THE REQUEST >>
Reproduce every line of the listing as written, apart from the pictures.

------ DATA

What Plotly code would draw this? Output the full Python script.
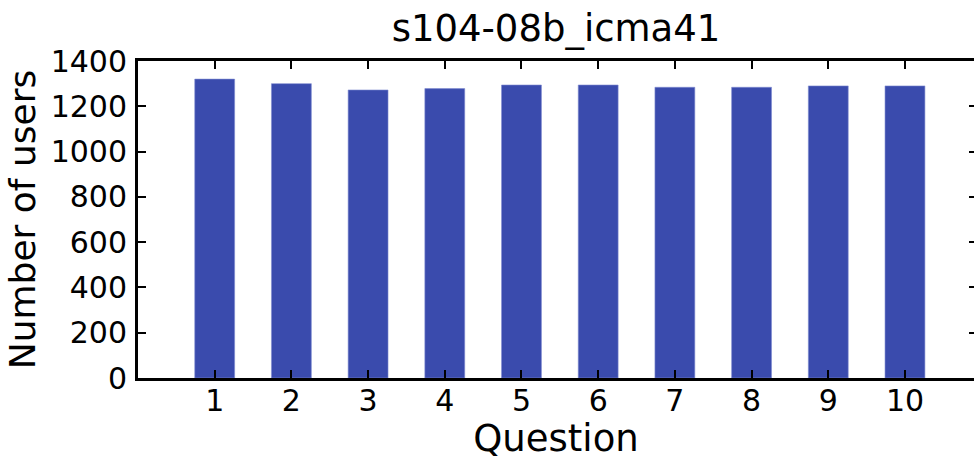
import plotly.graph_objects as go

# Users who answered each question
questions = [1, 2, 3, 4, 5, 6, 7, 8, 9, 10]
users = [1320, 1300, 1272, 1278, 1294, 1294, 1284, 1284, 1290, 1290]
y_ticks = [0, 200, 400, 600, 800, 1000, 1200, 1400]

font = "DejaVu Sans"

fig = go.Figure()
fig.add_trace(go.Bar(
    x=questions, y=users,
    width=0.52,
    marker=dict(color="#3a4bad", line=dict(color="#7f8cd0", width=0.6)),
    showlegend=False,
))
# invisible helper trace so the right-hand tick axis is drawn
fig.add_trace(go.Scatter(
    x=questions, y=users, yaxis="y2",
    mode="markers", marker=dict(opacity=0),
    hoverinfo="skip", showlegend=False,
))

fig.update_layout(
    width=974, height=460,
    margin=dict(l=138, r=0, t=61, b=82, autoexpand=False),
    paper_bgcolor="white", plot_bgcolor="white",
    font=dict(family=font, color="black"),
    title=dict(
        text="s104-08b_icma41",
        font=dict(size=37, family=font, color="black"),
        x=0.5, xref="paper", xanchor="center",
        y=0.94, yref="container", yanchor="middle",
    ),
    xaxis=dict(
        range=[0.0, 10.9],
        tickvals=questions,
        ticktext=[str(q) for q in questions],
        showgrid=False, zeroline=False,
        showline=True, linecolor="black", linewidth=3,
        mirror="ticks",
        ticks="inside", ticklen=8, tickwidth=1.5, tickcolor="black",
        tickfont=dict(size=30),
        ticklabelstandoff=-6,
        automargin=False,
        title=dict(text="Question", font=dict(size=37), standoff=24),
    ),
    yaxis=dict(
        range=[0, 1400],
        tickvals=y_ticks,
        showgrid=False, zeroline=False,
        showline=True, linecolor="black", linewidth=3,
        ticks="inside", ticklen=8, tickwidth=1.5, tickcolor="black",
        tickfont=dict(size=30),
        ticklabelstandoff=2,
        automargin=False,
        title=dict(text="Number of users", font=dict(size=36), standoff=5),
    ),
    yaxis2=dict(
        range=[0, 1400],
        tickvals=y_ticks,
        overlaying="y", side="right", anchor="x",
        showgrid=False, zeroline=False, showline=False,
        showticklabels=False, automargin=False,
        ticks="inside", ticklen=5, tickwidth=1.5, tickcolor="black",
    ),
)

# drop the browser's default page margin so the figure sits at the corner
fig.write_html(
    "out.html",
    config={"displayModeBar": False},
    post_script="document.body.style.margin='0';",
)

------------

SOLUTION TO THIS TASK >>
What Plotly code would draw this? Output the full Python script.
import plotly.graph_objects as go

# Users who answered each question
questions = [1, 2, 3, 4, 5, 6, 7, 8, 9, 10]
users = [1320, 1300, 1272, 1278, 1294, 1294, 1284, 1284, 1290, 1290]
y_ticks = [0, 200, 400, 600, 800, 1000, 1200, 1400]

font = "DejaVu Sans"

fig = go.Figure()
fig.add_trace(go.Bar(
    x=questions, y=users,
    width=0.52,
    marker=dict(color="#3a4bad", line=dict(color="#7f8cd0", width=0.6)),
    showlegend=False,
))
# invisible helper trace so the right-hand tick axis is drawn
fig.add_trace(go.Scatter(
    x=questions, y=users, yaxis="y2",
    mode="markers", marker=dict(opacity=0),
    hoverinfo="skip", showlegend=False,
))

fig.update_layout(
    width=974, height=460,
    margin=dict(l=138, r=0, t=61, b=82, autoexpand=False),
    paper_bgcolor="white", plot_bgcolor="white",
    font=dict(family=font, color="black"),
    title=dict(
        text="s104-08b_icma41",
        font=dict(size=37, family=font, color="black"),
        x=0.5, xref="paper", xanchor="center",
        y=0.94, yref="container", yanchor="middle",
    ),
    xaxis=dict(
        range=[0.0, 10.9],
        tickvals=questions,
        ticktext=[str(q) for q in questions],
        showgrid=False, zeroline=False,
        showline=True, linecolor="black", linewidth=3,
        mirror="ticks",
        ticks="inside", ticklen=8, tickwidth=1.5, tickcolor="black",
        tickfont=dict(size=30),
        ticklabelstandoff=-6,
        automargin=False,
        title=dict(text="Question", font=dict(size=37), standoff=24),
    ),
    yaxis=dict(
        range=[0, 1400],
        tickvals=y_ticks,
        showgrid=False, zeroline=False,
        showline=True, linecolor="black", linewidth=3,
        ticks="inside", ticklen=8, tickwidth=1.5, tickcolor="black",
        tickfont=dict(size=30),
        ticklabelstandoff=2,
        automargin=False,
        title=dict(text="Number of users", font=dict(size=36), standoff=5),
    ),
    yaxis2=dict(
        range=[0, 1400],
        tickvals=y_ticks,
        overlaying="y", side="right", anchor="x",
        showgrid=False, zeroline=False, showline=False,
        showticklabels=False, automargin=False,
        ticks="inside", ticklen=5, tickwidth=1.5, tickcolor="black",
    ),
)

# drop the browser's default page margin so the figure sits at the corner
fig.write_html(
    "out.html",
    config={"displayModeBar": False},
    post_script="document.body.style.margin='0';",
)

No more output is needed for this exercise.